The NYPD’s 104th Precinct posted images on social media of recent speaker busts, including some custom cars with trunks outfitted with walls of speakers, estimated to cost tens of thousands of dollars.

“It’s literally something out of fast and the furious,” Muhammed Haddabah, 21, a car audio technician, told Bushwick Daily after learning of the speaker bust.

Haddabah, whose father owns 718 Auto Sound in south Bushwick, said he’s personally invested about $3,000 in the sound system for his 2015 Mercedes S550. He was astonished to learn police were increasingly confiscating similar sound systems in the area. 

“When somebody goes out of their way to put a music system like that in their car, it’s not just a music system, it’s more like an extension of themselves,” the lifelong audiophile explained. “These are serious systems.”

Haddabah worries that the NYPD’s recent crackdown on car audio enthusiasts could lead to over-policing  — and ultimately impact business at his family-owned car electronics store. 

“Of course it’s going to be bad for business,” Haddabah said. “For customers now having to worry about having their music and personal items seized…that’s something that raises a lot of red flags.”

Such custom sound systems are often designed for car audio competitions, police said.

“It’s a private vehicle and they’re allowed to modify it any way they see fit,” the NYPD spokesperson said. “There are competitions where people take their vehicles like this, that are modified like this, and they try to win prizes for loudest cars. It’s fine in the competition setting, it’s just not fine on the street.” 
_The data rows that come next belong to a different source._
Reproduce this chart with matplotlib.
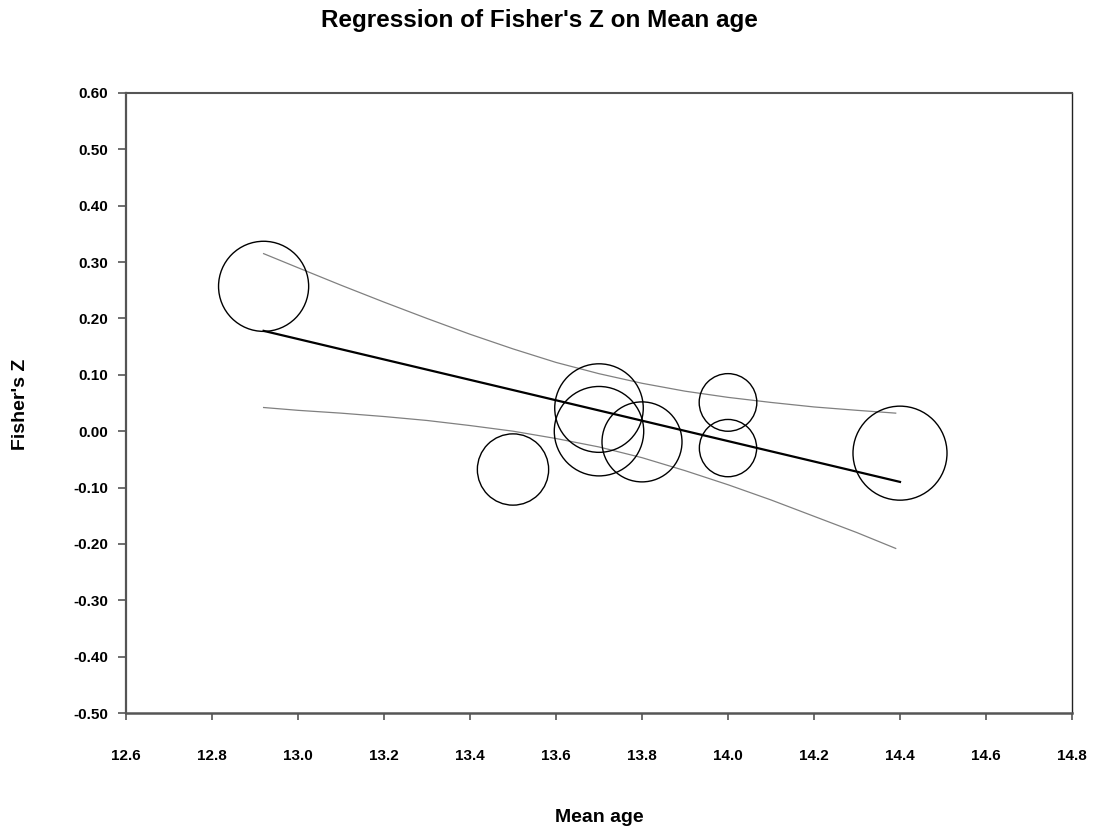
import matplotlib
matplotlib.use("Agg")
import matplotlib.pyplot as plt
import numpy as np

plt.rcParams['font.family'] = ['Liberation Sans', 'DejaVu Sans']

# Study data (Mean age vs Fisher's Z), bubble weight ~ relative area
mean_age = [12.92, 13.50, 13.70, 13.70, 13.80, 14.00, 14.00, 14.40]
fisher_z = [0.257, -0.068, 0.041, 0.000, -0.019, 0.051, -0.030, -0.039]
weights = [20.3, 12.7, 19.6, 20.0, 16.0, 8.3, 8.2, 22.1]

# Regression line
reg_x = [12.92, 14.40]
reg_y = [0.178, -0.090]

# Confidence band
ci_x = [12.92, 13.0, 13.1, 13.2, 13.3, 13.4, 13.5, 13.6, 13.7, 13.8,
        13.9, 14.0, 14.1, 14.2, 14.3, 14.39]
ci_upper = [0.315, 0.290, 0.259, 0.229, 0.200, 0.172, 0.146, 0.122, 0.102,
            0.085, 0.071, 0.060, 0.051, 0.043, 0.037, 0.032]
ci_lower = [0.042, 0.037, 0.032, 0.026, 0.019, 0.010, 0.000, -0.013, -0.028,
            -0.047, -0.070, -0.095, -0.122, -0.151, -0.180, -0.208]

xticks = [12.6, 12.8, 13.0, 13.2, 13.4, 13.6, 13.8, 14.0, 14.2, 14.4, 14.6, 14.8]
yticks = [-0.50, -0.40, -0.30, -0.20, -0.10, 0.00, 0.10, 0.20, 0.30, 0.40, 0.50, 0.60]

fig = plt.figure(figsize=(10.94, 8.30), dpi=100)
ax = fig.add_axes([126/1094, 1 - 713/830, (1072 - 126)/1094, (713 - 93)/830])

ax.plot(ci_x, ci_upper, color='#808080', lw=0.9, zorder=2)
ax.plot(ci_x, ci_lower, color='#808080', lw=0.9, zorder=2)
ax.plot(reg_x, reg_y, color='black', lw=1.6, zorder=3)

# radius(px) = 10*sqrt(weight); convert to points diameter
sizes = [(2 * 10 * np.sqrt(w) * 0.72) ** 2 for w in weights]
ax.scatter(mean_age, fisher_z, s=sizes, facecolors='none', edgecolors='black',
           linewidths=1.0, zorder=4)

ax.set_xlim(12.6, 14.8)
ax.set_ylim(-0.50, 0.60)
ax.set_xticks(xticks)
ax.set_xticklabels([f"{v:.1f}" for v in xticks])
ax.set_yticks(yticks)
ax.set_yticklabels([f"{v:.2f}" for v in yticks])

for lab in ax.get_xticklabels() + ax.get_yticklabels():
    lab.set_fontweight('bold')
    lab.set_fontsize(11)

ax.tick_params(axis='x', direction='out', length=5, width=1.2, color='#555555', pad=21)
ax.tick_params(axis='y', direction='out', length=6, width=1.2, color='#555555', pad=7)

ax.spines['left'].set_color('#555555')
ax.spines['left'].set_linewidth(1.6)
ax.spines['bottom'].set_color('#555555')
ax.spines['bottom'].set_linewidth(1.8)
ax.spines['top'].set_color('#555555')
ax.spines['top'].set_linewidth(1.5)
ax.spines['right'].set_color('#222222')
ax.spines['right'].set_linewidth(1.0)

fig.text(539/1094, 1 - 27.5/830, "Regression of Fisher's Z on Mean age",
         ha='center', va='baseline', fontsize=17.5, fontweight='bold')
fig.text(599/1094, 1 - 822/830, "Mean age", ha='center', va='baseline',
         fontsize=14, fontweight='bold')
fig.text(21/1094, 1 - 404/830, "Fisher's Z", ha='center', va='center',
         rotation=90, fontsize=14, fontweight='bold')

fig.savefig("out.png", dpi=100)
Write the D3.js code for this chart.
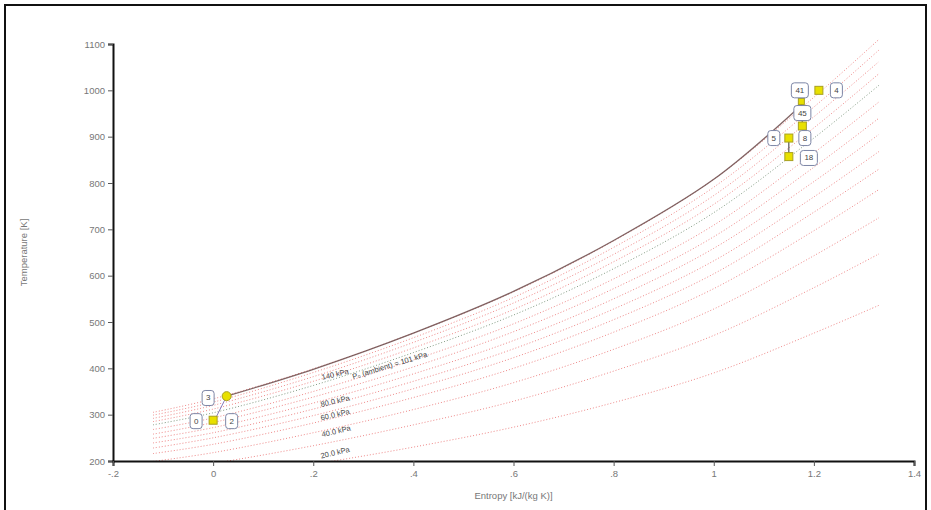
<!DOCTYPE html>
<html>
<head>
<meta charset="utf-8">
<script src="https://cdn.jsdelivr.net/npm/d3@7"></script>
<style>
  body { margin: 0; background: #fff; }
  svg { display: block; font-family: "Liberation Sans", Arial, sans-serif; }
</style>
</head>
<body>
<div id="chart"></div>
<script>
// entropy sample points (kJ/(kg K)) used for every isobar
const entropySamples = [-0.12, 0, 0.2, 0.4, 0.6, 0.8, 1.0, 1.2, 1.33];

// isobars, temperature (K) at each entropy sample
const isobarPressures = [140, 130, 120, 110, 101, 90, 80, 70, 60, 50, 40, 30, 20, 10];
const isobarTemps = [
  [305, 334, 399, 476, 565, 675, 808, 985, 1110],
  [299, 327, 391, 466, 553, 661, 791, 964, 1087],
  [292, 320, 382, 456, 541, 646, 773, 943, 1062],
  [285, 312, 372, 444, 527, 630, 754, 919, 1036],
  [278, 304, 363, 434, 515, 615, 736, 897, 1011],
  [268, 293, 350, 418, 496, 593, 709, 865, 975],
  [258, 283, 338, 403, 479, 572, 684, 834, 940],
  [249, 272, 325, 388, 460, 550, 659, 803, 905],
  [239, 261, 312, 372, 442, 528, 632, 770, 868],
  [228, 250, 298, 356, 423, 505, 604, 737, 830],
  [216, 236, 282, 337, 400, 478, 572, 697, 786],
  [199, 218, 261, 311, 369, 441, 528, 643, 725],
  [178, 195, 233, 278, 329, 394, 471, 574, 647],
  [147, 161, 193, 230, 273, 326, 390, 476, 536]
];
const ambientPressure = 101;

// isobar labels
const isobarLabelText = ["140 kPa", "P\u2080 (ambient) = 101 kPa", "80.0 kPa", "60.0 kPa", "40.0 kPa", "20.0 kPa"];
const isobarLabelS    = [0.244, 0.353, 0.244, 0.244, 0.246, 0.244];
const isobarLabelT    = [386, 405, 328, 299, 263, 217];

// heat addition path 3 -> 41
const heatS = [0.027, 0.2, 0.4, 0.6, 0.8, 1.0, 1.175];
const heatT = [340, 398, 476, 566, 676, 808, 968];

// cycle states
const stateS     = [0.0, 0.027, 1.21, 1.175, 1.177, 1.15, 1.15];
const stateT     = [288, 340, 1000, 976, 923, 897, 857];
const stateShape = ["square", "circle", "square", "small", "square", "square", "square"];

// state labels
const stateLabel  = ["0", "2", "3", "41", "4", "45", "5", "8", "18"];
const stateLabelS = [-0.034, 0.037, -0.01, 1.172, 1.245, 1.177, 1.12, 1.182, 1.19];
const stateLabelT = [286, 286, 336, 1000, 1000, 951, 897, 897, 854];

// thin process segments [s1, T1, s2, T2]
const segCompress = [0.003, 288, 0.027, 340];
const segTurbine  = [1.175, 976, 1.177, 923];
const segNozzle   = [1.15, 897, 1.15, 857];

const xTicks = [-0.2, 0, 0.2, 0.4, 0.6, 0.8, 1.0, 1.2, 1.4];
const xTickLabels = ["-.2", "0", ".2", ".4", ".6", ".8", "1", "1.2", "1.4"];
const yTicks = [200, 300, 400, 500, 600, 700, 800, 900, 1000, 1100];

const W = 931, H = 510;
const margin = { top: 44, right: 17, bottom: 49, left: 113 };

const svg = d3.select("#chart").append("svg")
  .attr("width", W).attr("height", H);

// frame
svg.append("rect")
  .attr("x", 5).attr("y", 5).attr("width", W - 10).attr("height", H)
  .attr("fill", "none").attr("stroke", "#111").attr("stroke-width", 2);

const x = d3.scaleLinear().domain([-0.2, 1.4]).range([margin.left, W - margin.right]);
const y = d3.scaleLinear().domain([200, 1100]).range([H - margin.bottom, margin.top]);

svg.append("clipPath").attr("id", "plot-clip")
  .append("rect")
  .attr("x", margin.left).attr("y", 0)
  .attr("width", W - margin.left - margin.right)
  .attr("height", y(200));

const plot = svg.append("g").attr("clip-path", "url(#plot-clip)");

const line = d3.line()
  .x((d) => x(d[0]))
  .y((d) => y(d[1]))
  .curve(d3.curveCatmullRom.alpha(0.5));

// isobars
isobarTemps.forEach((temps, i) => {
  const pts = entropySamples.map((s, j) => [s, temps[j]]);
  const amb = isobarPressures[i] === ambientPressure;
  plot.append("path")
    .attr("d", line(pts))
    .attr("fill", "none")
    .attr("stroke", amb ? "#6d8a6d" : "#e23a3a")
    .attr("stroke-opacity", amb ? 0.85 : 0.6)
    .attr("stroke-width", 1)
    .attr("stroke-dasharray", "1,2");
});

// heat addition path
plot.append("path")
  .attr("d", line(heatS.map((s, i) => [s, heatT[i]])))
  .attr("fill", "none")
  .attr("stroke", "#6b4a4a")
  .attr("stroke-width", 1.3)
  .attr("stroke-opacity", 0.85);

// process segments
[[segCompress, "#8a7fc0"], [segTurbine, "#444"], [segNozzle, "#333"]].forEach(([sg, c]) => {
  svg.append("line")
    .attr("x1", x(sg[0])).attr("y1", y(sg[1]))
    .attr("x2", x(sg[2])).attr("y2", y(sg[3]))
    .attr("stroke", c).attr("stroke-width", 1);
});

// isobar labels
isobarLabelText.forEach((t, i) => {
  const amb = i === 1;
  svg.append("text")
    .attr("transform", `translate(${x(isobarLabelS[i])},${y(isobarLabelT[i])}) rotate(${amb ? -17 : -13})`)
    .attr("text-anchor", "middle")
    .attr("dominant-baseline", "middle")
    .attr("font-size", "7.5px")
    .attr("fill", "#444")
    .text(t);
});

// axes
const yAxis = svg.append("g")
  .attr("transform", `translate(${margin.left},0)`)
  .call(d3.axisLeft(y).tickValues(yTicks).tickSize(5).tickPadding(3).tickFormat(d3.format("d")));
const xAxis = svg.append("g")
  .attr("transform", `translate(0,${H - margin.bottom})`)
  .call(d3.axisBottom(x).tickValues(xTicks).tickSize(5).tickPadding(4)
    .tickFormat((d, i) => xTickLabels[i]));

[yAxis, xAxis].forEach((g) => {
  g.select(".domain").attr("stroke", "#111").attr("stroke-width", 2);
  g.selectAll(".tick line").attr("stroke", "#555");
  g.selectAll(".tick text").attr("fill", "#777").attr("font-size", "9.5px")
    .attr("font-family", "Liberation Sans, Arial, sans-serif");
});

svg.append("text")
  .attr("transform", `translate(27,${(margin.top + H - margin.bottom) / 2}) rotate(-90)`)
  .attr("text-anchor", "middle")
  .attr("font-size", "9.5px").attr("fill", "#777")
  .text("Temperature [K]");

svg.append("text")
  .attr("x", (margin.left + W - margin.right) / 2).attr("y", 499)
  .attr("text-anchor", "middle")
  .attr("font-size", "9.5px").attr("fill", "#777")
  .text("Entropy [kJ/(kg K)]");

// state markers
stateS.forEach((s, i) => {
  const cx = x(s), cy = y(stateT[i]);
  if (stateShape[i] === "circle") {
    svg.append("circle").attr("cx", cx).attr("cy", cy).attr("r", 4.5)
      .attr("fill", "#e8e000").attr("stroke", "#a8a020").attr("stroke-width", 1);
  } else {
    const sz = stateShape[i] === "small" ? 6 : 8;
    svg.append("rect")
      .attr("x", cx - sz / 2).attr("y", cy - sz / 2)
      .attr("width", sz).attr("height", sz)
      .attr("fill", "#e8e000").attr("stroke", "#a8a020").attr("stroke-width", 1);
  }
});

// state label boxes
stateLabel.forEach((t, i) => {
  const cx = x(stateLabelS[i]), cy = y(stateLabelT[i]);
  const w = t.length > 1 ? 17 : 12, h = 15;
  const g = svg.append("g");
  g.append("rect")
    .attr("x", cx - w / 2).attr("y", cy - h / 2)
    .attr("width", w).attr("height", h).attr("rx", 3)
    .attr("fill", "#fff").attr("stroke", "#7d86a6").attr("stroke-width", 1);
  g.append("text")
    .attr("x", cx).attr("y", cy)
    .attr("text-anchor", "middle").attr("dominant-baseline", "central")
    .attr("font-size", "8px").attr("fill", "#444")
    .text(t);
});
</script>
</body>
</html>
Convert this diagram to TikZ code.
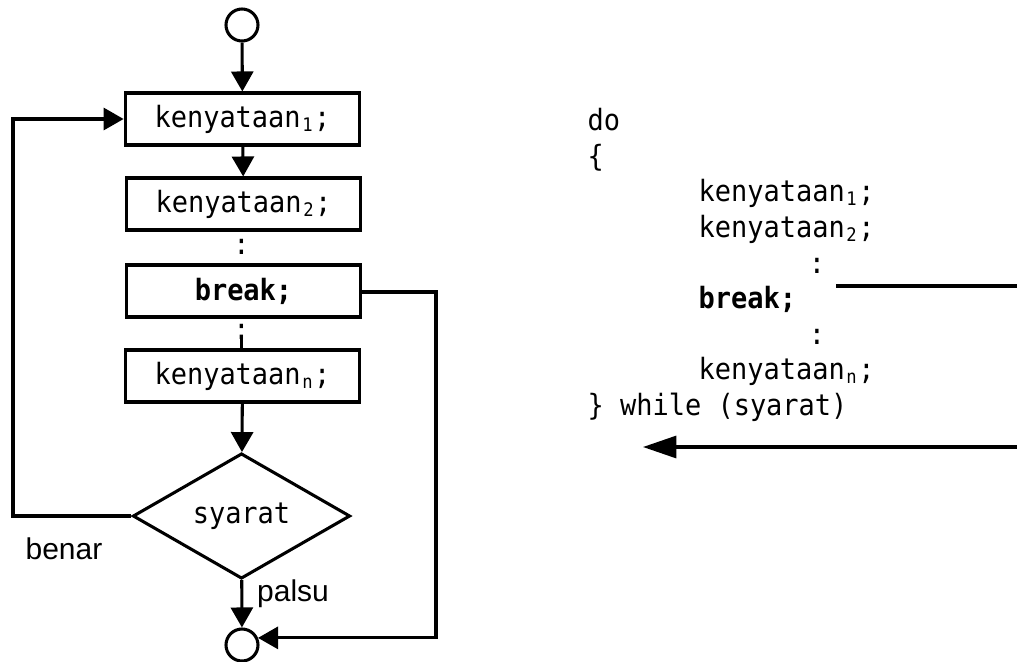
\documentclass[tikz,border=0pt]{standalone}
\usepackage{fontspec}
\setmonofont[FakeStretch=0.92]{DejaVu Sans Mono}
\setsansfont{Liberation Sans}
\usetikzlibrary{shapes.geometric,arrows.meta}

% small index set as a narrow subscript in monospace
\newcommand\subidx[1]{\makebox[0.46em][c]{\raisebox{-0.14em}{\fontsize{14}{14}\selectfont #1}}}

\begin{document}
\begin{tikzpicture}[x=0.75pt,y=-0.75pt,
  line width=2.3pt,
  code/.style={font=\ttfamily\fontsize{22}{26}\selectfont, inner sep=0pt},
  stepbox/.style={draw, rectangle, minimum width=176pt, minimum height=39pt,
    inner sep=0pt, code},
  terminal/.style={draw, circle, minimum size=24pt, inner sep=0pt},
  decision/.style={draw, diamond, minimum width=163pt, minimum height=94pt,
    aspect=1.7, inner sep=0pt, code},
  lbl/.style={font=\sffamily\fontsize{22.5}{26}\selectfont, inner sep=0pt},
  flow/.style={-{Triangle[length=15pt,width=16.5pt]}},
  bigflow/.style={-{Triangle[length=25pt,width=16.5pt]}}]

\useasboundingbox (0,0) rectangle (1017,661);

% ---- flowchart ----
\node[terminal] (start) at (242,25) {};
\node[stepbox] (s1) at (242.5,119) {kenyataan\subidx{1};};
\node[stepbox] (s2) at (243.5,204) {kenyataan\subidx{2};};
\node[code, anchor=base] (c1) at (241.5,254) {:};
\node[stepbox] (brk) at (243.5,291) {\bfseries break;};
\node[code, anchor=base] (c2) at (241.5,339) {:};
\coordinate (c2stub) at (241.5,338);
\node[stepbox] (sn) at (242.5,376) {kenyataan\subidx{n};};
\node[decision] (cond) at (241.5,516) {syarat};
\node[terminal] (stop) at (242,645) {};

\draw[flow] (start) -- (s1);
\draw[flow] (s1) -- (s2);
\draw[line cap=round] (c2stub) -- (c2stub |- sn.north);
\draw[flow] (sn) -- (cond);
\draw[flow] (cond) -- (stop);

% loop back while the condition holds
\coordinate (loopL) at (13,516);
\draw[flow] (cond.west) -- (loopL) |- (s1.west);

% exit taken by break
\coordinate (brkR) at (436,292);
\draw[flow] (brk.east |- brkR) -- (brkR) |- (stop.24);

\node[lbl] (benar) at (64,549) {benar};
\node[lbl] (palsu) at (293,594) {palsu};

% ---- code listing ----
\node[code, anchor=base west] (l1) at (586,130) {do};
\node[code, anchor=base west] (l2) at (586,166) {\{};
\node[code, anchor=base west] (l3) at (697,201) {kenyataan\subidx{1};};
\node[code, anchor=base west] (l4) at (697,237) {kenyataan\subidx{2};};
\node[code, anchor=base] (l5) at (817,273) {:};
\node[code, anchor=base west] (l6) at (697,308) {\bfseries break;};
\node[code, anchor=base] (l7) at (817,344) {:};
\node[code, anchor=base west] (l8) at (697,379) {kenyataan\subidx{n};};
\node[code, anchor=base west] (l9) at (586,415) {\} while (syarat)};

\coordinate (brkFrom) at (836,286);
\coordinate (brkTo) at (1017,286);
\draw (brkFrom) -- (brkTo);
\coordinate (exitFrom) at (1017,447);
\coordinate (exitTo) at (643,447);
\draw[bigflow] (exitFrom) -- (exitTo);
\end{tikzpicture}
\end{document}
Other Brooklynites, however, consider those disturbances to be the essence of the neighborhood’s charm and comes with the territory of living in one of the noisiest cities on the planet.

“It’s ‘the city that never sleeps,” Lorraine Cruz, 31, told Bushwick Daily. 

Cruz, a single mother of three, whose Bushwick roots stretch back generations, lives near Grover Cleveland Park in Ridgewood. 

“We are accustomed to playing music outside loudly from birth,” she said. “Growing up, we watched and heard people beatboxing on the stoop, rapping, and playing instruments sitting on milk crates in corner stores. NYC never had a lot of recreational activities for us. Our stoop was our playground, the street was our park. It’s a form of celebration and that’s what created the ‘culture’ of playing music outside.” 

The 31-year-old online entrepreneur is indifferent to the police crackdown on car audio systems.

 “We sleep fine, we sleep peacefully,” she said.